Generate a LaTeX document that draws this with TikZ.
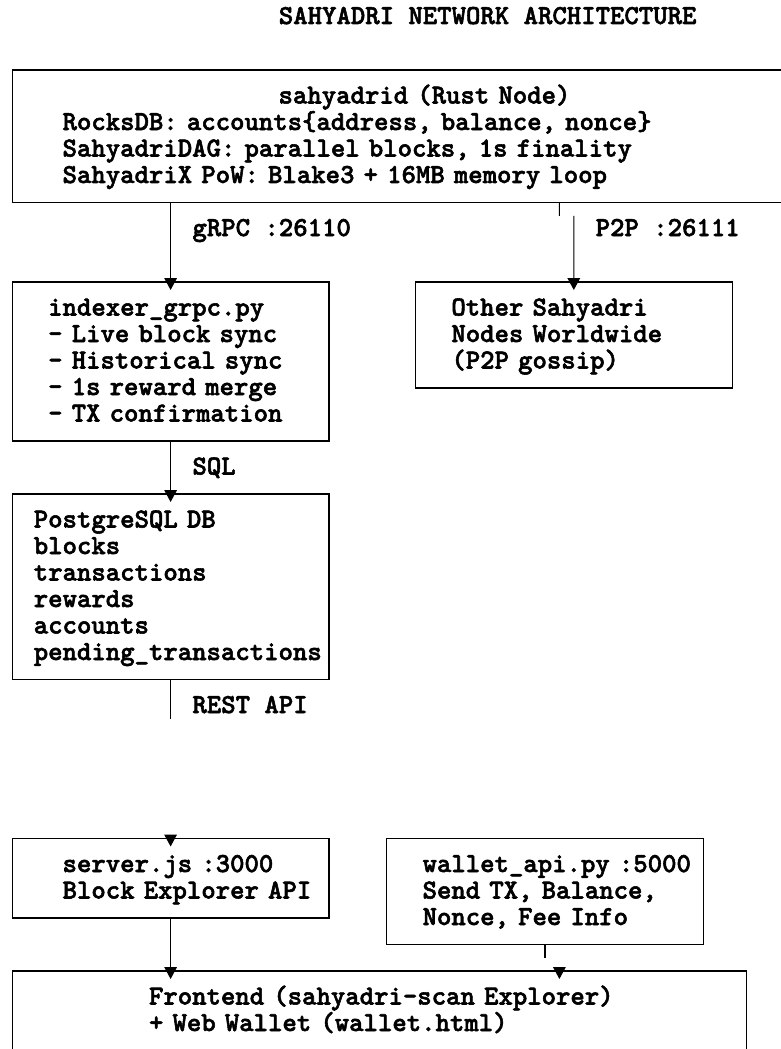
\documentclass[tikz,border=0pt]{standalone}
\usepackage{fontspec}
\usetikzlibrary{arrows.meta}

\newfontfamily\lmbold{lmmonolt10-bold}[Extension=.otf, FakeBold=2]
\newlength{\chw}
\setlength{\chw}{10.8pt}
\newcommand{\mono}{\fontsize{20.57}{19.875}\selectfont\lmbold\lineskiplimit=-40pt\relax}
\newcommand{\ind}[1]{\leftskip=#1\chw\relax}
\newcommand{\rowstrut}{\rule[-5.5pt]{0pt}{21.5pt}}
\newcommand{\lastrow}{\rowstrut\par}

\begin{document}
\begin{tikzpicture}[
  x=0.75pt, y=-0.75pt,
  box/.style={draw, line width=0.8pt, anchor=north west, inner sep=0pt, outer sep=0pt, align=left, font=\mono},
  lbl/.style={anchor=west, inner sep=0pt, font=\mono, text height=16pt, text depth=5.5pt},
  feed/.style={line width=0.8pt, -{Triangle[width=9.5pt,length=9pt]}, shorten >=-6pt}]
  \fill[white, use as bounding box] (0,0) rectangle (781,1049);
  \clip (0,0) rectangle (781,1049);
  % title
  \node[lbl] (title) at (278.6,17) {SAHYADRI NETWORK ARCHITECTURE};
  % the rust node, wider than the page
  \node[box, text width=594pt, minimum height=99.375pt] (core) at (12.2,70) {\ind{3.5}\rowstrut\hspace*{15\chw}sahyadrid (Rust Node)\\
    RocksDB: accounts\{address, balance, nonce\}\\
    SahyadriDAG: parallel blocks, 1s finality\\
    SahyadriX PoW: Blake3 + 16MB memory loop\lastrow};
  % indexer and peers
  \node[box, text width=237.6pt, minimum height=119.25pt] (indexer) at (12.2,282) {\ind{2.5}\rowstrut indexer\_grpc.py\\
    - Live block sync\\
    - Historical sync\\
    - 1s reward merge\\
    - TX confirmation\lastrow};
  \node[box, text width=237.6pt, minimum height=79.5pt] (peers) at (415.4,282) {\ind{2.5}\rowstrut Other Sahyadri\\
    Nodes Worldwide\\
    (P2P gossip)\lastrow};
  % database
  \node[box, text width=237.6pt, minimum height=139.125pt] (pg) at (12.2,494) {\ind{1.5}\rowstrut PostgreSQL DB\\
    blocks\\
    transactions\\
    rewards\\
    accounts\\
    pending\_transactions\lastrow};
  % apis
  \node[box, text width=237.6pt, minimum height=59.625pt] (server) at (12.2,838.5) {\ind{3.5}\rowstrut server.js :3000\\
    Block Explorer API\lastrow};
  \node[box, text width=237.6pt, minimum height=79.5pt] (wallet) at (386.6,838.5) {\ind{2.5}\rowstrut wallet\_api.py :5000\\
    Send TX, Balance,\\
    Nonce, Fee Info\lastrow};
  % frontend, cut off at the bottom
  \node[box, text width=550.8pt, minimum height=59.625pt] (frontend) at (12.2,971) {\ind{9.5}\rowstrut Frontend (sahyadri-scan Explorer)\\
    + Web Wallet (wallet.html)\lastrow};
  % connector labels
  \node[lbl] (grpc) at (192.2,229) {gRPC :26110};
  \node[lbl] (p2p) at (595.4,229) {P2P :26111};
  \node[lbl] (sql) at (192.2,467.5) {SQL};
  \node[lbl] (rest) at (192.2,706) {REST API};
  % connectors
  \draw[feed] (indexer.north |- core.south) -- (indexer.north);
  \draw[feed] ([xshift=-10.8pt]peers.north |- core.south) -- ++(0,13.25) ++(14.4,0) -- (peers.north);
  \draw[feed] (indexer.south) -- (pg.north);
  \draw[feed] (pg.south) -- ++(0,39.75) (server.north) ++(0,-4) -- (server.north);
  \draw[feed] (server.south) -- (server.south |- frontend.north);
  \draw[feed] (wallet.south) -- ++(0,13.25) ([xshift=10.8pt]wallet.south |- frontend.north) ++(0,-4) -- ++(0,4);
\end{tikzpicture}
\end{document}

● ● ● ● ●

Task objective:
Copy all the data exactly as written, but skip any picture.

Task output:
Generate a LaTeX document that draws this with TikZ.
\documentclass[tikz,border=0pt]{standalone}
\usepackage{fontspec}
\usetikzlibrary{arrows.meta}

\newfontfamily\lmbold{lmmonolt10-bold}[Extension=.otf, FakeBold=2]
\newlength{\chw}
\setlength{\chw}{10.8pt}
\newcommand{\mono}{\fontsize{20.57}{19.875}\selectfont\lmbold\lineskiplimit=-40pt\relax}
\newcommand{\ind}[1]{\leftskip=#1\chw\relax}
\newcommand{\rowstrut}{\rule[-5.5pt]{0pt}{21.5pt}}
\newcommand{\lastrow}{\rowstrut\par}

\begin{document}
\begin{tikzpicture}[
  x=0.75pt, y=-0.75pt,
  box/.style={draw, line width=0.8pt, anchor=north west, inner sep=0pt, outer sep=0pt, align=left, font=\mono},
  lbl/.style={anchor=west, inner sep=0pt, font=\mono, text height=16pt, text depth=5.5pt},
  feed/.style={line width=0.8pt, -{Triangle[width=9.5pt,length=9pt]}, shorten >=-6pt}]
  \fill[white, use as bounding box] (0,0) rectangle (781,1049);
  \clip (0,0) rectangle (781,1049);
  % title
  \node[lbl] (title) at (278.6,17) {SAHYADRI NETWORK ARCHITECTURE};
  % the rust node, wider than the page
  \node[box, text width=594pt, minimum height=99.375pt] (core) at (12.2,70) {\ind{3.5}\rowstrut\hspace*{15\chw}sahyadrid (Rust Node)\\
    RocksDB: accounts\{address, balance, nonce\}\\
    SahyadriDAG: parallel blocks, 1s finality\\
    SahyadriX PoW: Blake3 + 16MB memory loop\lastrow};
  % indexer and peers
  \node[box, text width=237.6pt, minimum height=119.25pt] (indexer) at (12.2,282) {\ind{2.5}\rowstrut indexer\_grpc.py\\
    - Live block sync\\
    - Historical sync\\
    - 1s reward merge\\
    - TX confirmation\lastrow};
  \node[box, text width=237.6pt, minimum height=79.5pt] (peers) at (415.4,282) {\ind{2.5}\rowstrut Other Sahyadri\\
    Nodes Worldwide\\
    (P2P gossip)\lastrow};
  % database
  \node[box, text width=237.6pt, minimum height=139.125pt] (pg) at (12.2,494) {\ind{1.5}\rowstrut PostgreSQL DB\\
    blocks\\
    transactions\\
    rewards\\
    accounts\\
    pending\_transactions\lastrow};
  % apis
  \node[box, text width=237.6pt, minimum height=59.625pt] (server) at (12.2,838.5) {\ind{3.5}\rowstrut server.js :3000\\
    Block Explorer API\lastrow};
  \node[box, text width=237.6pt, minimum height=79.5pt] (wallet) at (386.6,838.5) {\ind{2.5}\rowstrut wallet\_api.py :5000\\
    Send TX, Balance,\\
    Nonce, Fee Info\lastrow};
  % frontend, cut off at the bottom
  \node[box, text width=550.8pt, minimum height=59.625pt] (frontend) at (12.2,971) {\ind{9.5}\rowstrut Frontend (sahyadri-scan Explorer)\\
    + Web Wallet (wallet.html)\lastrow};
  % connector labels
  \node[lbl] (grpc) at (192.2,229) {gRPC :26110};
  \node[lbl] (p2p) at (595.4,229) {P2P :26111};
  \node[lbl] (sql) at (192.2,467.5) {SQL};
  \node[lbl] (rest) at (192.2,706) {REST API};
  % connectors
  \draw[feed] (indexer.north |- core.south) -- (indexer.north);
  \draw[feed] ([xshift=-10.8pt]peers.north |- core.south) -- ++(0,13.25) ++(14.4,0) -- (peers.north);
  \draw[feed] (indexer.south) -- (pg.north);
  \draw[feed] (pg.south) -- ++(0,39.75) (server.north) ++(0,-4) -- (server.north);
  \draw[feed] (server.south) -- (server.south |- frontend.north);
  \draw[feed] (wallet.south) -- ++(0,13.25) ([xshift=10.8pt]wallet.south |- frontend.north) ++(0,-4) -- ++(0,4);
\end{tikzpicture}
\end{document}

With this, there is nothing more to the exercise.